The Estate argues that if we find that the Commissioner timely sent the notice of deficiency and that the IRS may assert the 1982 tax deficiency, we should find that Form 872-A constitutes a waiver that extends only to the tax deficiency, not also to the interest on the tax deficiency. Following its position that Form 872-A is an executory contract, the Estate claims that the IRS should have ensured a meeting of the minds as to what “tax” meant on the form. Because there was no bargaining between the parties, the Estate further argues that it would be unconscionable for the IRS to impose a liability exceeding $350,000 based on the IRS’ finding of a tax-motivated transaction.

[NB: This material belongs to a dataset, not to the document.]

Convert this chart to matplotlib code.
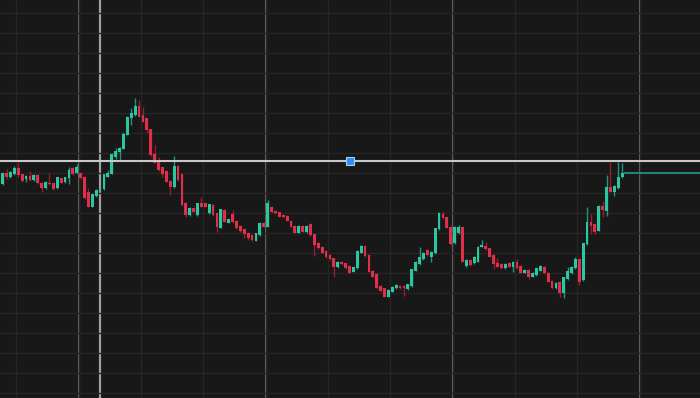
import numpy as np
import matplotlib
matplotlib.use("Agg")
import matplotlib.pyplot as plt

# candle data (arbitrary price units)
opens = [216.0, 227.3, 223.3, 226.0, 231.7, 225.7, 220.7, 224.0, 220.0, 225.0,
         217.3, 211.7, 217.3, 216.7, 211.7, 221.7, 218.3, 221.7, 231.7, 226.7,
         227.3, 223.3, 208.0, 193.3, 204.0, 210.0, 210.7, 223.3, 226.0, 243.3,
         248.3, 251.0, 265.0, 281.7, 285.0, 294.0, 285.0, 281.7, 270.7, 246.0,
         239.3, 232.7, 229.3, 219.0, 212.7, 234.0, 225.7, 197.3, 185.0, 192.3,
         185.0, 197.3, 196.7, 186.7, 195.0, 186.7, 172.3, 190.0, 177.3, 186.0,
         179.3, 174.0, 170.7, 167.3, 165.0, 159.3, 165.0, 177.3, 173.3, 193.3,
         189.3, 187.7, 185.0, 184.3, 179.0, 174.0, 167.3, 174.0, 167.7, 175.7,
         165.7, 157.3, 153.3, 149.3, 145.0, 141.7, 132.7, 138.3, 136.7, 134.0,
         128.3, 131.7, 147.3, 154.0, 145.0, 129.3, 126.0, 114.0, 111.7, 103.3,
         108.3, 111.7, 114.0, 114.0, 110.7, 114.0, 129.3, 136.0, 141.0, 150.0,
         143.3, 146.7, 170.7, 186.0, 182.7, 173.3, 156.7, 166.7, 173.3, 134.0,
         140.0, 136.7, 138.3, 153.3, 154.0, 151.7, 145.0, 136.7, 136.0, 131.7,
         137.3, 133.3, 138.3, 134.0, 127.3, 130.0, 123.3, 125.0, 129.3, 133.3,
         127.3, 119.3, 111.7, 118.3, 107.3, 120.7, 126.7, 131.7, 140.7, 120.0,
         156.0, 178.3, 176.0, 169.3, 194.0, 189.3, 212.7, 208.3, 211.7, 222.7]
highs = [228.0, 230.7, 229.0, 234.0, 238.3, 226.5, 225.0, 229.3, 226.0, 226.0,
         218.0, 218.7, 226.7, 217.3, 223.3, 222.3, 223.3, 233.3, 233.3, 236.0,
         228.0, 224.0, 212.3, 206.3, 211.0, 212.3, 226.3, 230.0, 246.7, 252.0,
         253.0, 268.3, 284.0, 291.7, 301.7, 300.0, 293.3, 282.3, 271.3, 255.0,
         242.7, 233.3, 230.0, 219.7, 244.0, 234.7, 226.3, 198.0, 193.0, 193.0,
         197.3, 202.7, 197.3, 196.3, 195.7, 187.3, 191.3, 190.7, 181.3, 190.0,
         180.0, 175.0, 171.3, 168.0, 166.0, 167.3, 178.0, 178.0, 200.0, 194.0,
         190.0, 188.3, 185.7, 185.0, 179.7, 174.7, 174.7, 175.0, 175.0, 176.7,
         166.3, 158.0, 154.0, 150.0, 145.7, 142.3, 139.0, 139.0, 137.3, 134.7,
         133.3, 150.0, 155.0, 154.7, 145.7, 130.0, 126.7, 114.7, 112.3, 110.7,
         114.0, 115.7, 114.7, 114.7, 116.3, 131.3, 139.0, 152.7, 148.0, 150.7,
         149.0, 172.3, 188.0, 189.3, 183.3, 174.0, 174.0, 175.0, 174.0, 141.0,
         141.0, 144.0, 154.0, 160.0, 158.3, 152.3, 145.7, 141.7, 136.7, 136.7,
         138.0, 139.0, 140.7, 134.7, 130.7, 130.7, 128.0, 132.3, 134.7, 134.0,
         128.0, 120.0, 118.0, 119.0, 123.3, 133.3, 134.0, 143.3, 141.3, 157.3,
         193.3, 186.0, 177.0, 194.7, 199.3, 225.0, 238.3, 215.0, 238.3, 237.3]
lows = [215.0, 220.7, 222.5, 225.0, 223.3, 218.0, 218.3, 219.5, 219.0, 216.0,
        208.3, 211.0, 215.0, 210.3, 211.0, 216.7, 217.3, 216.0, 225.3, 226.0,
        221.0, 201.0, 193.0, 193.0, 203.0, 209.7, 210.3, 223.0, 225.7, 241.0,
        240.0, 250.7, 264.7, 275.0, 284.0, 282.7, 277.7, 266.7, 244.3, 236.7,
        229.3, 223.0, 217.7, 205.0, 212.0, 219.3, 194.3, 183.3, 184.3, 187.7,
        184.3, 192.7, 192.7, 186.0, 184.3, 168.3, 171.7, 177.7, 176.7, 177.0,
        171.0, 168.0, 161.7, 160.0, 159.3, 158.7, 164.3, 172.7, 172.7, 187.0,
        186.0, 182.7, 182.0, 178.7, 172.7, 166.7, 166.7, 167.7, 167.0, 164.3,
        144.0, 151.0, 146.7, 142.0, 140.3, 123.3, 132.0, 135.3, 131.0, 126.7,
        127.7, 131.0, 146.7, 143.3, 127.7, 122.7, 111.0, 108.7, 102.7, 102.7,
        107.7, 111.0, 111.0, 104.0, 110.0, 113.3, 128.7, 135.3, 140.3, 144.3,
        138.3, 146.0, 170.0, 181.0, 171.7, 155.3, 156.0, 166.0, 137.7, 133.3,
        134.0, 136.0, 137.7, 152.7, 150.0, 142.7, 130.7, 132.7, 131.0, 131.0,
        132.7, 128.3, 131.0, 126.7, 126.7, 120.7, 122.7, 124.3, 128.7, 126.0,
        117.7, 111.0, 111.0, 103.3, 101.7, 120.0, 126.0, 131.0, 115.0, 119.3,
        155.3, 166.0, 166.3, 168.7, 182.7, 184.0, 207.7, 204.0, 211.0, 222.0]
closes = [227.3, 222.7, 228.3, 232.3, 225.0, 219.3, 224.0, 220.0, 225.3, 216.7,
          211.7, 218.0, 216.0, 211.0, 222.7, 217.3, 222.7, 230.0, 226.0, 233.3,
          221.7, 201.7, 193.3, 205.7, 210.0, 211.7, 225.7, 227.3, 246.0, 249.3,
          251.7, 265.7, 282.7, 286.7, 294.0, 283.3, 278.3, 270.0, 245.0, 237.3,
          230.0, 225.7, 218.3, 212.7, 234.0, 220.0, 195.0, 185.0, 192.3, 188.3,
          196.7, 193.3, 193.3, 195.7, 185.0, 172.7, 190.7, 178.3, 180.7, 178.0,
          171.7, 169.3, 166.0, 161.7, 160.0, 166.7, 177.3, 173.3, 197.3, 187.7,
          186.7, 183.3, 182.7, 179.3, 173.3, 167.3, 174.0, 168.3, 174.0, 165.0,
          155.0, 151.7, 147.3, 142.7, 141.0, 132.7, 138.3, 136.0, 131.7, 127.3,
          132.7, 149.3, 154.0, 144.0, 128.3, 123.3, 111.7, 109.3, 103.3, 110.0,
          113.3, 115.0, 111.7, 111.7, 115.7, 130.7, 138.3, 143.3, 147.3, 145.0,
          148.3, 171.7, 187.3, 181.7, 172.3, 156.0, 173.3, 172.7, 138.3, 140.0,
          135.0, 143.3, 153.3, 155.0, 150.7, 143.3, 136.0, 133.3, 131.7, 136.0,
          133.3, 138.3, 131.7, 127.3, 130.0, 122.7, 127.3, 131.7, 134.0, 126.7,
          118.3, 111.7, 117.3, 106.7, 122.7, 129.0, 133.3, 140.7, 118.3, 156.7,
          178.3, 174.0, 168.3, 194.0, 190.0, 212.7, 208.3, 214.0, 223.3, 226.7]

ref_price = 239.0          # white horizontal line
marker_bar = 25            # light vertical marker
session_breaks = [19.5, 67.5, 115.5, 163.5]

bg = "#181818"
up_body, up_wick = "#2bc7a0", "#1f9480"
dn_body, dn_wick = "#de2f4c", "#9a1c2c"

o = np.array(opens); h = np.array(highs); l = np.array(lows); c = np.array(closes)
idx = np.arange(len(o))
up = c >= o

fig = plt.figure(figsize=(7, 3.98), dpi=100, facecolor=bg)
ax = fig.add_axes([0, 0, 1, 1], facecolor=bg)

# grid
ax.set_xticks(np.arange(3.5, 180, 16))
ax.set_yticks(np.arange(6.7, 400, 20))
ax.grid(True, color="#262626", lw=1.0)
ax.tick_params(left=False, bottom=False, labelleft=False, labelbottom=False)
for s in ax.spines.values():
    s.set_visible(False)

for xb in session_breaks:
    ax.axvline(xb, color="#6a6a6a", lw=1.5, zorder=1)
ax.axvline(marker_bar, color="#a0a0a0", lw=1.6, zorder=1)

# candles
wick_cols = np.where(up, up_wick, dn_wick)
body_cols = np.where(up, up_body, dn_body)
ax.vlines(idx, l, h, colors=wick_cols, lw=1.0, zorder=2)
bottoms = np.minimum(o, c)
heights = np.maximum(np.abs(c - o), 0.8)
ax.bar(idx, heights, bottom=bottoms, width=0.72, color=body_cols, lw=0, zorder=3)

# last price line and reference line
ax.hlines(c[-1], idx[-1] + 0.5, 185, color="#1f8a7c", lw=1.4, zorder=2)
ax.axhline(ref_price, color="#c8c8c8", lw=1.5, zorder=4)
ax.plot([0.5], [ref_price], marker="s", ms=5.5, mfc="#2f8ef0", mec="#a9cdf3",
        mew=0.8, transform=ax.get_yaxis_transform(), zorder=5, clip_on=False)

ax.set_xlim(-0.69, 178.98)
ax.set_ylim(2, 400)

fig.savefig("out.png", dpi=100, facecolor=bg)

Tax court case law holds that “tax” in Form 872-A includes penalties and interest. See, e.g., Pleasanton Gravel Co. v. Comm’r, 85 T.C. 839, 855 (1985) (citing Picard v. Comm’r, 28 T.C. 955, 961 (1957)). The Estate is thus liable for interest on “any amount of tax imposed by [the Internal Revenue Code] ... not paid on or before the last date prescribed for payment ... at the underpayment rate established under section 6621[,]” which establishes special increased interest rates for underpayments. I.R.C. § 6601(a). That interest “may be assessed and collected at any time” the IRS may collect the underlying tax. § 6601(g). Thus, the tax court did not err in finding that Form 872-A constituted a waiver of the statute of limitations as to both tax and interest. Because we do not find that Form 872-A is an executory contract, we are unpersuaded by the Estate’s meeting-of-the-minds and unconscionability arguments.

CONCLUSION

We agree with the tax court that the Commissioner’s notice of deficiency was timely. We also agree that the word “tax” in Form 872-A means both the Estate’s income tax deficiency and the increased interest rate. Finally, we find that res judicata does not bar the Commissioner from asserting the Estate’s 1982 tax deficiency. Therefore, we deny the Estate’s petition for review of the tax court’s decision.

PETITION DENIED. 
      
      . The Commissioner subsequently determined that Mrs. Greenfield qualified under I.R.C. § 6015 for relief from any joint and several tax liability for 1982.
     
      
      . The tax court’s memorandum opinion summarily found that the Estate’s res judicata argument lacked merit.
     
      
      . Other circuits have held that the IRS may collect the tax and interest even when it applies § 6621(c)’s enhanced rate of interest. See, e.g., Field v. United States, 381 F.3d 109, 111 (2d Cir.2004).